La situation n’est pas propre à l’UQAM, croit-il, mais à l’ensemble des universités francophones. 

« Nous avons suffisamment d’espace pour que chaque professeur donne un cours de plus. »

— Pierre Tremblay, prof à l’UQAM depuis 28 ans

Autre questionnement : la recherche. « Je me pose toujours la question pour chaque recherche : est-ce pertinent ? Le problème, c’est qu’on a peu de critères. C’est le flou artistique », dit M. Tremblay, selon qui les recherches dans le vaste champ des sciences politiques et sociales sont difficiles à évaluer.

Parfois, les recherches sont « très, très intimistes, avec seulement une centaine de lecteurs », dit le professeur, qui rappelle que les profs sont maîtres de leur temps.

Il se défend de prôner la marchandisation du savoir, c’est-à-dire de vouloir favoriser les sujets de recherche en fonction des impératifs du marché. « Il faut plutôt se demander si les nouvelles recherches font avancer la science et le savoir-faire », dit-il.

Pierre Tremblay n’est pas le seul à s’interroger. Le titulaire d’un doctorat en histoire Frédéric Bastien est encore plus critique. En tant que professeur de cégep, il dispense quatre cours par session, comparativement à deux pour les universitaires, et il dit avoir tout de même du temps pour faire de la recherche… non subventionnée.

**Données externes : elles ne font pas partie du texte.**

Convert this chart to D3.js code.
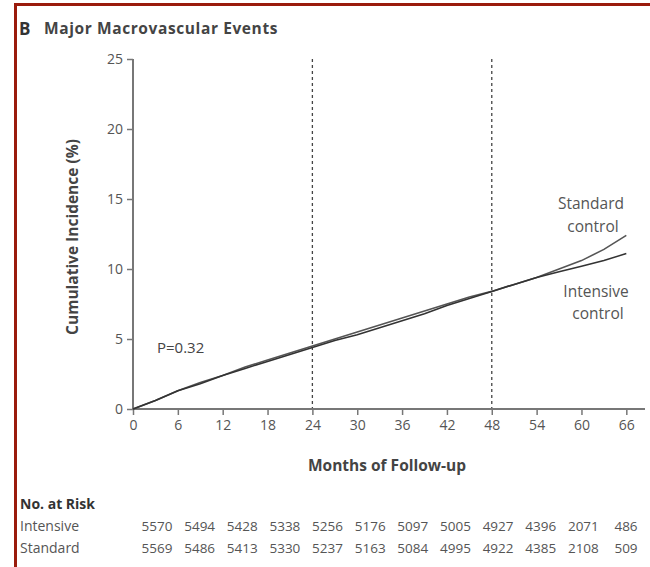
<!DOCTYPE html>
<html>
<head>
<meta charset="utf-8">
<script src="https://cdn.jsdelivr.net/npm/d3@7"></script>
<style>
  body { margin: 0; background: #fff; }
  svg { display: block; }
  text { font-family: "Open Sans", "Liberation Sans", sans-serif; }
</style>
</head>
<body>
<div id="chart"></div>
<script>
// data
const months = [0, 3, 6, 9, 12, 15, 18, 21, 24, 27, 30, 33, 36, 39, 42, 45, 48, 51, 54, 57, 60, 63, 66];
const intensive = [0, 0.6, 1.3, 1.8, 2.4, 2.9, 3.4, 3.9, 4.4, 4.9, 5.3, 5.8, 6.3, 6.8, 7.4, 7.9, 8.4, 8.9, 9.4, 9.8, 10.2, 10.6, 11.1];
const standard = [0, 0.6, 1.3, 1.9, 2.4, 3.0, 3.5, 4.0, 4.5, 5.0, 5.5, 6.0, 6.5, 7.0, 7.5, 8.0, 8.4, 8.9, 9.4, 10.0, 10.6, 11.4, 12.4];

const xTicks = [0, 6, 12, 18, 24, 30, 36, 42, 48, 54, 60, 66];
const yTicks = [0, 5, 10, 15, 20, 25];
const dashedAt = [24, 48];

const riskLabels = ["Intensive", "Standard"];
const riskIntensive = [5570, 5494, 5428, 5338, 5256, 5176, 5097, 5005, 4927, 4396, 2071, 486];
const riskStandard = [5569, 5486, 5413, 5330, 5237, 5163, 5084, 4995, 4922, 4385, 2108, 509];

const width = 650, height = 567;

const svg = d3.select("#chart").append("svg")
    .attr("width", width)
    .attr("height", height);

// red frame (top + left)
svg.append("path")
    .attr("d", "M15.5,567 V4.5 H650")
    .attr("fill", "none")
    .attr("stroke", "#9a1b0c")
    .attr("stroke-width", 3);

svg.append("text")
    .attr("x", 19).attr("y", 35)
    .attr("font-size", 17).attr("font-weight", "bold").attr("fill", "#333")
    .text("B");
svg.append("text")
    .attr("x", 44).attr("y", 34)
    .attr("font-size", 15.5).attr("font-weight", "bold").attr("fill", "#444")
    .attr("letter-spacing", 0.6)
    .text("Major Macrovascular Events");

const x = d3.scaleLinear().domain([0, 68.5]).range([133, 645]);
const y = d3.scaleLinear().domain([0, 25]).range([409, 59]);

// dashed reference lines
svg.selectAll(".ref")
    .data(dashedAt)
    .enter().append("line")
    .attr("class", "ref")
    .attr("x1", d => x(d)).attr("x2", d => x(d))
    .attr("y1", y(25)).attr("y2", y(0))
    .attr("stroke", "#444")
    .attr("stroke-width", 1.3)
    .attr("stroke-dasharray", "3,3");

// axes
const axisColor = "#777";
const xAxis = svg.append("g")
    .attr("transform", `translate(0,${y(0)})`)
    .call(d3.axisBottom(x).tickValues(xTicks).tickSize(6).tickPadding(5).tickFormat(d3.format("d")));
xAxis.select(".domain").remove();
svg.append("line")
    .attr("x1", x(0)).attr("x2", x(68.5))
    .attr("y1", y(0)).attr("y2", y(0))
    .attr("stroke", axisColor).attr("stroke-width", 2);

const yAxis = svg.append("g")
    .attr("transform", `translate(${x(0)},0)`)
    .call(d3.axisLeft(y).tickValues(yTicks).tickSize(6).tickPadding(4));
yAxis.select(".domain").remove();
svg.append("line")
    .attr("x1", x(0)).attr("x2", x(0))
    .attr("y1", y(0)).attr("y2", y(25))
    .attr("stroke", axisColor).attr("stroke-width", 2);

[xAxis, yAxis].forEach(g => {
    g.selectAll(".tick line").attr("stroke", axisColor).attr("stroke-width", 1.5);
    g.selectAll(".tick text")
        .attr("fill", "#555")
        .attr("font-size", 14)
        .style("font-family", "\"Open Sans\", \"Liberation Sans\", sans-serif");
});

svg.append("text")
    .attr("transform", `translate(78,${(y(0) + y(25)) / 2 + 3}) rotate(-90)`)
    .attr("text-anchor", "middle")
    .attr("font-size", 15.5).attr("font-weight", "bold").attr("fill", "#444")
    .text("Cumulative Incidence (%)");

svg.append("text")
    .attr("x", 387).attr("y", 471)
    .attr("text-anchor", "middle")
    .attr("font-size", 15.5).attr("font-weight", "bold").attr("fill", "#444")
    .text("Months of Follow-up");

// curves
const line = d3.line()
    .x((d, i) => x(months[i]))
    .y(d => y(d));

svg.append("path")
    .datum(standard)
    .attr("d", line)
    .attr("fill", "none")
    .attr("stroke", "#555")
    .attr("stroke-width", 1.6);

svg.append("path")
    .datum(intensive)
    .attr("d", line)
    .attr("fill", "none")
    .attr("stroke", "#333")
    .attr("stroke-width", 1.6);

svg.append("text")
    .attr("x", 157).attr("y", 353)
    .attr("font-size", 15).attr("fill", "#444")
    .text("P=0.32");

const labelStyle = sel => sel.attr("font-size", 15.5).attr("fill", "#555").attr("text-anchor", "middle");
svg.append("text").attr("x", 591).attr("y", 209).call(labelStyle).text("Standard");
svg.append("text").attr("x", 593).attr("y", 232).call(labelStyle).text("control");
svg.append("text").attr("x", 596).attr("y", 297).call(labelStyle).text("Intensive");
svg.append("text").attr("x", 598).attr("y", 319).call(labelStyle).text("control");

// number at risk table
svg.append("text")
    .attr("x", 20).attr("y", 509)
    .attr("font-size", 14).attr("font-weight", "bold").attr("fill", "#333")
    .text("No. at Risk");

const col = d3.scalePoint().domain(d3.range(riskIntensive.length)).range([157, 626]);
const rowY = d3.scalePoint().domain(riskLabels).range([531, 553]);

[riskIntensive, riskStandard].forEach((row, r) => {
    const ry = rowY(riskLabels[r]);
    svg.append("text")
        .attr("x", 20).attr("y", ry)
        .attr("font-size", 14).attr("fill", "#555")
        .text(riskLabels[r]);
    svg.selectAll(null)
        .data(row)
        .enter().append("text")
        .attr("x", (d, i) => col(i))
        .attr("y", ry)
        .attr("text-anchor", "middle")
        .attr("font-size", 13.5).attr("fill", "#555")
        .text(d => d);
});
</script>
</body>
</html>
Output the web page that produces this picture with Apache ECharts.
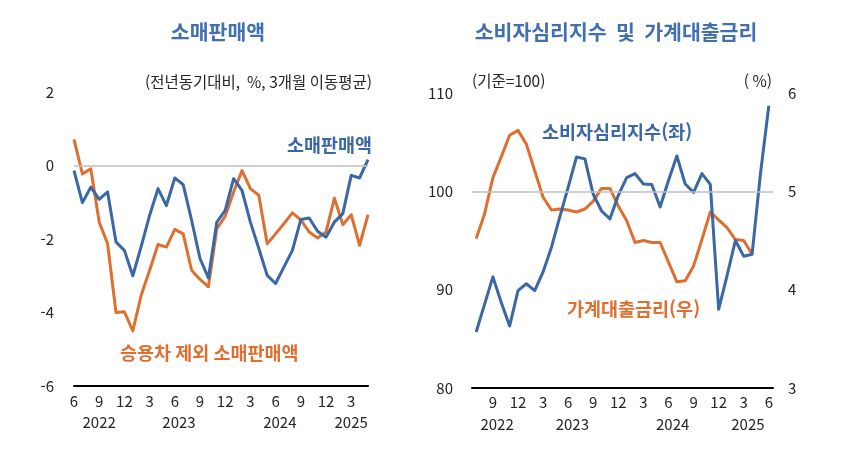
<!DOCTYPE html>
<html lang="ko">
<head>
<meta charset="utf-8">
<title>소매판매액 / 소비자심리지수 및 가계대출금리</title>
<script src="https://cdn.jsdelivr.net/npm/echarts@6.0.0/dist/echarts.min.js"></script>
<style>
  html, body { margin: 0; padding: 0; background: #fff; }
  #chart { width: 849px; height: 462px; }
</style>
</head>
<body>
<div id="chart"></div>
<script>
/* 왼쪽: 소매판매액 (전년동기대비, %, 3개월 이동평균) 2022.6 ~ 2025.5 */
const retailMonths = [
  '2022.6', '2022.7', '2022.8', '2022.9', '2022.10', '2022.11', '2022.12',
  '2023.1', '2023.2', '2023.3', '2023.4', '2023.5', '2023.6', '2023.7', '2023.8', '2023.9', '2023.10', '2023.11', '2023.12',
  '2024.1', '2024.2', '2024.3', '2024.4', '2024.5', '2024.6', '2024.7', '2024.8', '2024.9', '2024.10', '2024.11', '2024.12',
  '2025.1', '2025.2', '2025.3', '2025.4', '2025.5'
];
const retailSales = [
  -0.14, -1.01, -0.59, -0.92, -0.72, -2.08, -2.31, -3.0, -2.2, -1.36, -0.63, -1.09,
  -0.34, -0.52, -1.49, -2.53, -3.06, -1.54, -1.22, -0.36, -0.68, -1.54, -2.26, -2.99,
  -3.21, -2.76, -2.31, -1.47, -1.43, -1.79, -1.95, -1.54, -1.31, -0.27, -0.34, 0.16
];
const retailExAuto = [
  0.71, -0.23, -0.09, -1.54, -2.13, -4.0, -3.98, -4.5, -3.53, -2.85, -2.15, -2.22,
  -1.74, -1.86, -2.85, -3.1, -3.3, -1.72, -1.38, -0.72, -0.14, -0.63, -0.81, -2.13,
  -1.86, -1.58, -1.29, -1.48, -1.81, -1.97, -1.81, -0.89, -1.61, -1.34, -2.17, -1.34
];
const retailTicks = [-6, -4, -2, 0, 2];

/* 오른쪽: 소비자심리지수(좌, 기준=100) / 가계대출금리(우, %) 2022.7 ~ 2025.6 */
const sentimentMonths = [
  '2022.7', '2022.8', '2022.9', '2022.10', '2022.11', '2022.12',
  '2023.1', '2023.2', '2023.3', '2023.4', '2023.5', '2023.6', '2023.7', '2023.8', '2023.9', '2023.10', '2023.11', '2023.12',
  '2024.1', '2024.2', '2024.3', '2024.4', '2024.5', '2024.6', '2024.7', '2024.8', '2024.9', '2024.10', '2024.11', '2024.12',
  '2025.1', '2025.2', '2025.3', '2025.4', '2025.5', '2025.6'
];
const consumerSentiment = [
  85.7, 88.5, 91.3, 88.7, 86.3, 89.9, 90.6, 89.9, 91.8, 94.3, 97.4, 100.4,
  103.5, 103.3, 99.7, 98.0, 97.2, 99.6, 101.4, 101.8, 100.75, 100.7, 98.4, 101.1,
  103.6, 100.75, 99.9, 101.8, 100.7, 88.0, 91.4, 95.0, 93.4, 93.6, 101.8, 108.7
];
const householdLoanRate = [
  4.52, 4.77, 5.14, 5.35, 5.57, 5.62, 5.48, 5.21, 4.94, 4.81, 4.82, 4.81,
  4.79, 4.82, 4.9, 5.03, 5.03, 4.85, 4.7, 4.48, 4.5, 4.48, 4.48, 4.28,
  4.08, 4.09, 4.24, 4.51, 4.79, 4.71, 4.63, 4.51, 4.5, 4.36
];
const sentimentTicks = [80, 90, 100, 110];
const rateTicks = [3, 4, 5, 6];

const BLUE = '#3A67A6';
const ORANGE = '#DF6F30';
const TITLE = '#4170B0';
const GREY = '#BFBFBF';
const INK = '#262626';
const FONT = '"Noto Sans CJK KR", "Noto Sans", sans-serif';

/* 월 라벨: 3,6,9,12월만 */
const monthOf = (s) => Number(s.split('.')[1]);
const quarterTick = (idx, val) => monthOf(val) % 3 === 0;

/* 연도 라벨은 해당 연도 구간의 가운데 */
const yearGroups = (months) => {
  const names = [], centers = [];
  months.forEach((m, i) => {
    const y = m.split('.')[0];
    const k = names.indexOf(y);
    if (k < 0) { names.push(y); centers.push([i, i]); }
    else centers[k][1] = i;
  });
  return { names, centers: centers.map(([a, b]) => (a + b) / 2) };
};
const leftYears = yearGroups(retailMonths);
const rightYears = yearGroups(sentimentMonths);

const tickLabel = { fontFamily: FONT, fontSize: 15, color: INK };

const monthAxis = (gridIndex, months, boundaryGap, margin) => ({
  type: 'category', gridIndex, data: months, boundaryGap,
  axisLine: { show: true, onZero: false, lineStyle: { color: '#000', width: 2 } },
  axisTick: { show: false },
  axisLabel: { ...tickLabel, interval: quarterTick, formatter: (v) => String(monthOf(v)), margin }
});

const yearAxis = (gridIndex, years, min, max) => ({
  type: 'value', gridIndex, position: 'bottom', min, max,
  axisLine: { show: false }, axisTick: { show: false }, splitLine: { show: false },
  axisLabel: {
    ...tickLabel, margin: 29, showMinLabel: true, showMaxLabel: true,
    customValues: years.centers,
    formatter: (v) => years.names[years.centers.indexOf(v)] || ''
  }
});

const valueAxis = (gridIndex, ticks, position, margin) => ({
  type: 'value', gridIndex, position,
  min: ticks[0], max: ticks[ticks.length - 1], interval: ticks[1] - ticks[0],
  axisLine: { show: false }, axisTick: { show: false }, splitLine: { show: false },
  axisLabel: { ...tickLabel, margin }
});

const refLine = (xAxisIndex, yAxisIndex, value) => ({
  type: 'line', xAxisIndex, yAxisIndex, data: [], z: 1, silent: true,
  markLine: {
    silent: true, symbol: 'none', label: { show: false },
    lineStyle: { color: GREY, width: 1.5, type: 'solid' },
    data: [{ yAxis: value }]
  }
});

const lineSeries = (name, data, color, xAxisIndex, yAxisIndex, z) => ({
  name, type: 'line', data, xAxisIndex, yAxisIndex, z,
  symbol: 'none', smooth: false, animation: false,
  lineStyle: { color, width: 3, join: 'round' }
});

const text = (str, x, y, color, size, weight, align) => ({
  type: 'text', x, y, silent: true,
  style: {
    text: str, fill: color, font: `${weight} ${size}px ${FONT}`,
    textAlign: align, textVerticalAlign: 'middle'
  }
});

const option = {
  backgroundColor: '#fff',
  animation: false,
  grid: [
    { left: 74, right: 481, top: 92, bottom: 76 },
    { left: 472, right: 76, top: 93, bottom: 74 }
  ],
  xAxis: [
    monthAxis(0, retailMonths, false, 8),
    yearAxis(0, leftYears, 0, retailMonths.length - 1),
    monthAxis(1, sentimentMonths, true, 7),
    yearAxis(1, rightYears, -0.5, sentimentMonths.length - 0.5)
  ],
  yAxis: [
    valueAxis(0, retailTicks, 'left', 20),
    valueAxis(1, sentimentTicks, 'left', 19),
    valueAxis(1, rateTicks, 'right', 15)
  ],
  series: [
    refLine(0, 0, 0),
    refLine(2, 1, 100),
    lineSeries('승용차 제외 소매판매액', retailExAuto, ORANGE, 0, 0, 2),
    lineSeries('소매판매액', retailSales, BLUE, 0, 0, 3),
    lineSeries('가계대출금리(우)', householdLoanRate, ORANGE, 2, 2, 2),
    lineSeries('소비자심리지수(좌)', consumerSentiment, BLUE, 2, 1, 3)
  ],
  graphic: [
    text('소매판매액', 218, 32, TITLE, 20.5, 'bold', 'center'),
    text('소비자심리지수  및  가계대출금리', 616, 32, TITLE, 20.5, 'bold', 'center'),
    text('(전년동기대비,  %, 3개월 이동평균)', 372, 82, INK, 15.5, 'normal', 'right'),
    text('(기준=100)', 472, 81, INK, 15.5, 'normal', 'left'),
    text('( %)', 772, 81, INK, 15.5, 'normal', 'right'),
    text('소매판매액', 372, 145, BLUE, 18.5, 'bold', 'right'),
    text('승용차 제외 소매판매액', 120, 353, ORANGE, 18.5, 'bold', 'left'),
    text('소비자심리지수(좌)', 542, 132, BLUE, 18.5, 'bold', 'left'),
    text('가계대출금리(우)', 567, 309, ORANGE, 18.5, 'bold', 'left')
  ]
};

const chart = echarts.init(document.getElementById('chart'), null, { renderer: 'canvas' });
chart.setOption(option);
</script>
</body>
</html>
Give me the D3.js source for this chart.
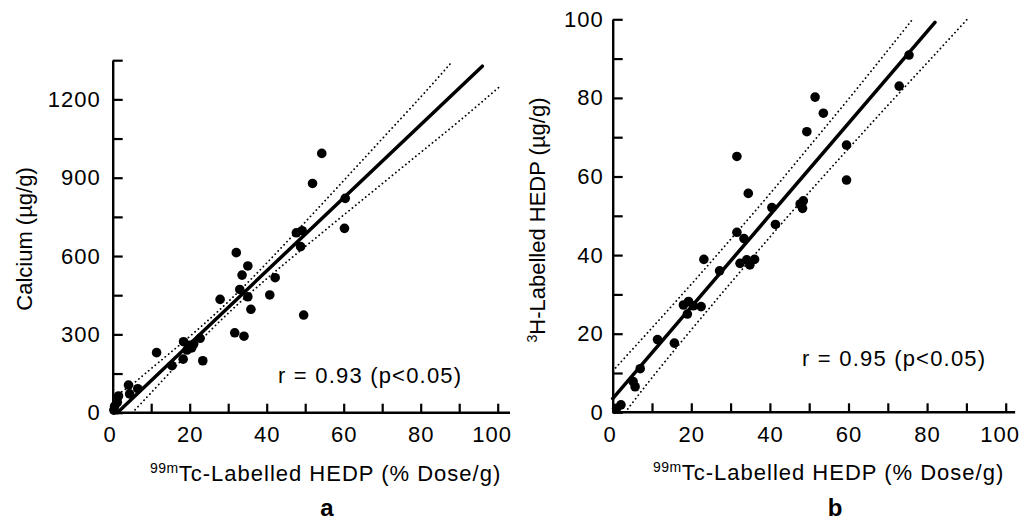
<!DOCTYPE html>
<html>
<head>
<meta charset="utf-8">
<script src="https://cdn.jsdelivr.net/npm/d3@7"></script>
<style>
  html, body { margin: 0; padding: 0; background: #fff; }
  svg { display: block; }
  text { font-family: "Liberation Sans", Arial, Helvetica, sans-serif; fill: #000; }
</style>
</head>
<body>
<svg id="chart" width="1024" height="523"></svg>
<script>
// ---------- Panel a : Calcium vs 99mTc-HEDP ----------
const caDose    = [0.3, 0.5, 1.2, 1.5, 4.1, 4.4, 6.5, 11.4, 15.4, 18.3, 18.4, 19.3, 19.8, 20.5, 21.0, 22.7, 23.4, 27.9, 31.7, 32.1, 33.0, 33.6, 34.1, 35.1, 35.1, 35.9, 40.8, 42.2, 47.7, 49.2, 48.8, 49.6, 51.9, 54.3, 60.4, 60.2];
const caCalcium = [10, 25, 40, 64, 106, 72, 92, 230, 180, 205, 272, 240, 258, 248, 262, 285, 199, 434, 306, 613, 472, 527, 293, 562, 444, 396, 451, 517, 689, 697, 636, 374, 878, 993, 821, 706];
const caFitX    = [1.2, 96];
const caFitY    = [0, 1327];
const caUpperX  = [0.5, 5, 10, 20, 30, 40, 50, 60, 70, 80, 87.6];
const caUpperY  = [62, 108, 169, 292, 425, 573, 730, 889, 1049, 1209, 1335];
const caLowerX  = [5.1, 10, 20, 30, 40, 50, 60, 70, 80, 90, 101];
const caLowerY  = [0, 77, 234, 381, 513, 636, 757, 877, 997, 1117, 1255];
const caXTicks  = [0, 10, 20, 30, 40, 50, 60, 70, 80, 90, 100];
const caXLabels = [0, 20, 40, 60, 80, 100];
const caYTicks  = [0, 150, 300, 450, 600, 750, 900, 1050, 1200, 1350];
const caYLabels = [0, 300, 600, 900, 1200];
const caR       = "r = 0.93 (p<0.05)";

// ---------- Panel b : 3H-HEDP vs 99mTc-HEDP ----------
const h3Dose    = [75.4, 72.9, 51.5, 53.6, 49.4, 31.6, 59.5, 59.5, 34.5, 48.5, 47.7, 48.3, 40.5, 41.4, 31.6, 33.4, 23.2, 32.4, 34.1, 34.9, 36.1, 27.2, 18.0, 19.3, 19.0, 20.5, 22.5, 11.4, 15.7, 7.0, 5.2, 5.7, 2.1, 1.0];
const h3Hedp    = [90.9, 83.0, 80.2, 76.1, 71.4, 65.1, 68.0, 59.1, 55.7, 53.8, 53.0, 51.9, 52.1, 47.8, 45.8, 44.2, 38.9, 37.9, 38.8, 37.5, 38.9, 36.0, 27.3, 28.2, 25.0, 27.1, 26.9, 18.5, 17.6, 11.1, 7.8, 6.5, 1.9, 1.0];
const h3FitX    = [0, 82];
const h3FitY    = [3.5, 99.2];
const h3UpperX  = [0, 10, 20, 30, 40, 50, 60, 70, 76.3];
const h3UpperY  = [10.5, 21.5, 32.6, 44.0, 55.6, 67.6, 79.7, 92.1, 100];
const h3LowerX  = [3.2, 10, 20, 30, 40, 50, 60, 70, 80, 90.2];
const h3LowerY  = [0, 8.8, 21.0, 32.9, 44.6, 56.0, 67.1, 78.1, 88.9, 100];
const h3XTicks  = [0, 10, 20, 30, 40, 50, 60, 70, 80, 90, 100];
const h3XLabels = [0, 20, 40, 60, 80, 100];
const h3YTicks  = [0, 10, 20, 30, 40, 50, 60, 70, 80, 90, 100];
const h3YLabels = [0, 20, 40, 60, 80, 100];
const h3R       = "r = 0.95 (p<0.05)";

const svg = d3.select("#chart");

function zip(xs, ys) { return xs.map((x, i) => [x, ys[i]]); }

function drawPanel(cfg) {
  const g = svg.append("g");
  const x = d3.scaleLinear().domain([0, 100]).range(cfg.xRange);
  const y = d3.scaleLinear().domain(cfg.yDomain).range(cfg.yRange);

  // y axis (ticks pointing inward)
  const yAxis = d3.axisLeft(y)
    .tickValues(cfg.yTicks)
    .tickSize(-10)
    .tickSizeOuter(0)
    .tickPadding(cfg.yPad)
    .tickFormat(d => cfg.yLabels.includes(d) ? String(d) : "");
  const ya = g.append("g").attr("transform", `translate(${cfg.xRange[0]},0)`).call(yAxis);
  ya.select(".domain").attr("stroke", "#000").attr("stroke-width", 2.4);
  ya.selectAll(".tick line").attr("stroke", "#000").attr("stroke-width", 2.2);
  ya.selectAll(".tick text")
    .attr("font-family", "Liberation Sans, Arial, sans-serif")
    .attr("font-size", 22).attr("letter-spacing", 1).attr("fill", "#000");

  // x axis (ticks pointing inward)
  const xAxis = d3.axisBottom(x)
    .tickValues(cfg.xTicks)
    .tickSize(-9)
    .tickSizeOuter(0)
    .tickPadding(14)
    .tickFormat(d => cfg.xLabels.includes(d) ? String(d) : "");
  const xa = g.append("g").attr("transform", `translate(0,${cfg.yRange[0]})`).call(xAxis);
  xa.select(".domain").remove();
  xa.append("line")
    .attr("x1", x(0)).attr("x2", x(cfg.xAxisEnd))
    .attr("y1", 0).attr("y2", 0)
    .attr("stroke", "#000").attr("stroke-width", 2.4);
  xa.selectAll(".tick line").attr("stroke", "#000").attr("stroke-width", 2.2);
  xa.selectAll(".tick text")
    .attr("font-family", "Liberation Sans, Arial, sans-serif")
    .attr("font-size", 22).attr("letter-spacing", 1).attr("fill", "#000")
    .attr("dx", d => d === 0 ? -3 : (d === 100 ? -6 : 0));

  const line = d3.line().x(d => x(d[0])).y(d => y(d[1]));
  const curve = d3.line().x(d => x(d[0])).y(d => y(d[1])).curve(d3.curveNatural);

  // confidence bands (dotted)
  [zip(cfg.upX, cfg.upY), zip(cfg.loX, cfg.loY)].forEach(pts => {
    g.append("path").datum(pts).attr("d", curve)
      .attr("fill", "none").attr("stroke", "#000")
      .attr("stroke-width", 1.8).attr("stroke-linecap", "round")
      .attr("stroke-dasharray", "0.1 4.2");
  });

  // regression line
  g.append("path").datum(zip(cfg.fitX, cfg.fitY)).attr("d", line)
    .attr("fill", "none").attr("stroke", "#000").attr("stroke-width", 3.5)
    .attr("stroke-linecap", "round");

  // points
  g.selectAll("circle.pt").data(zip(cfg.px, cfg.py)).join("circle")
    .attr("class", "pt")
    .attr("cx", d => x(d[0])).attr("cy", d => y(d[1]))
    .attr("r", 4.8).attr("fill", "#000");

  // r annotation
  g.append("text").attr("x", cfg.rPos[0]).attr("y", cfg.rPos[1])
    .attr("font-size", 22).attr("letter-spacing", 1.2).text(cfg.rText);

  // x title with superscript
  const xt = g.append("text").attr("x", cfg.xTitlePos[0]).attr("y", cfg.xTitlePos[1])
    .attr("font-size", 22).attr("letter-spacing", 1);
  xt.append("tspan").attr("font-size", 14).attr("dy", -8).attr("letter-spacing", 0.5).text("99m");
  xt.append("tspan").attr("dy", 8).text("Tc-Labelled HEDP (% Dose/g)");

  // y title (rotated)
  const yt = g.append("text")
    .attr("transform", `translate(${cfg.yTitlePos[0]},${cfg.yTitlePos[1]}) rotate(-90)`)
    .attr("text-anchor", "middle").attr("font-size", 22);
  if (cfg.yTitleSup) {
    yt.append("tspan").attr("font-size", 14).attr("dy", -8).text(cfg.yTitleSup);
    yt.append("tspan").attr("dy", 8).text(cfg.yTitle);
  } else {
    yt.text(cfg.yTitle);
  }

  // panel letter
  g.append("text").attr("x", cfg.letterPos[0]).attr("y", cfg.letterPos[1])
    .attr("text-anchor", "middle")
    .attr("font-family", "Liberation Serif, Times New Roman, serif")
    .attr("font-weight", "bold").attr("font-size", 24)
    .text(cfg.letter);
}

drawPanel({
  xRange: [112.7, 497.7], yDomain: [0, 1350], yRange: [412.7, 60.2],
  xTicks: caXTicks, xLabels: caXLabels, yTicks: caYTicks, yLabels: caYLabels,
  yPad: 12, xAxisEnd: 103.2,
  px: caDose, py: caCalcium,
  fitX: caFitX, fitY: caFitY,
  upX: caUpperX, upY: caUpperY, loX: caLowerX, loY: caLowerY,
  rText: caR, rPos: [278, 383],
  xTitlePos: [150, 481], yTitlePos: [32, 239], yTitle: "Calcium (\u00b5g/g)",
  letter: "a", letterPos: [327, 516]
});

drawPanel({
  xRange: [612.7, 1005.7], yDomain: [0, 100], yRange: [412.3, 19.3],
  xTicks: h3XTicks, xLabels: h3XLabels, yTicks: h3YTicks, yLabels: h3YLabels,
  yPad: 9, xAxisEnd: 102.4,
  px: h3Dose, py: h3Hedp,
  fitX: h3FitX, fitY: h3FitY,
  upX: h3UpperX, upY: h3UpperY, loX: h3LowerX, loY: h3LowerY,
  rText: h3R, rPos: [802, 366],
  xTitlePos: [653, 480], yTitlePos: [545, 220], yTitle: "H-Labelled HEDP (\u00b5g/g)", yTitleSup: "3",
  letter: "b", letterPos: [835, 516]
});
</script>
</body>
</html>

« Les universités ne crèvent pas de faim. Il y a trop de dégrèvements au détriment de l’enseignement », dit l’auteur de l’ouvrage sur le rapatriement de la Constitution La bataille de Londres, qui s’est vendu à des milliers d’exemplaires.

L’historien s’interroge, par exemple, sur l’opportunité d’accorder une subvention de 128 000 $ pour une recherche intitulée « La masculinité dans les collèges classiques du Québec de 1840 à 1960 ». « Ce genre de livres est publié, mais n’est pratiquement pas lu. Et on peut multiplier les exemples semblables », dit-il.

L’ex-vice-recteur de l’administration de l’UQAM, Alain Dufour, est tout aussi catégorique. Selon lui, le sous-financement apparent des universités s’explique par le manque de productivité des professeurs, les conventions collectives rigides et le trop grand nombre de campus qui offrent les mêmes formations, entre autres. 

« Les profs qui donnent des cours de base, comme comptabilité 101, peuvent en faire plus. »

— Alain Dufour, ex-vice-recteur de l’administration de l’UQAM

Dans le cas de l’UQAM, Alain Dufour croit que la grande proportion de professeurs en congé sabbatique contribue à abaisser à 2,8 le nombre de cours par professeur. À l’UQAM, 11 % du corps professoral peut prendre ce congé de ressourcement de 12 mois chaque année, contre 6 % ailleurs. Autre élément propre à l’UQAM : l’établissement n’offre que trois plages horaires de cours par jour contre quatre ailleurs (les cours débutent généralement à 9 h 30 plutôt que 8 h 30), ce qui oblige l’UQAM à louer plus de locaux.

Selon lui, les universités syndiquées auraient avantage à mieux différencier les salaires des profs des différentes facultés en fonction du marché, ce qui donnerait plus de souplesse aux universités pour attirer des candidats prestigieux ou retenir les candidats de secteurs en demande (informatique, finance, etc.).

À l’heure où l’on fait des coupes jusqu’à l’aide sociale aux schizophrènes, n’y a-t-il pas lieu de trouver une façon d’optimiser les fonds mis à la disposition des universités ?

*En Ontario, ces chiffres viennent de la COQES (2012) et pour le Québec, d’un sondage mené auprès des professeurs par le Conseil supérieur de l’éducation (2003).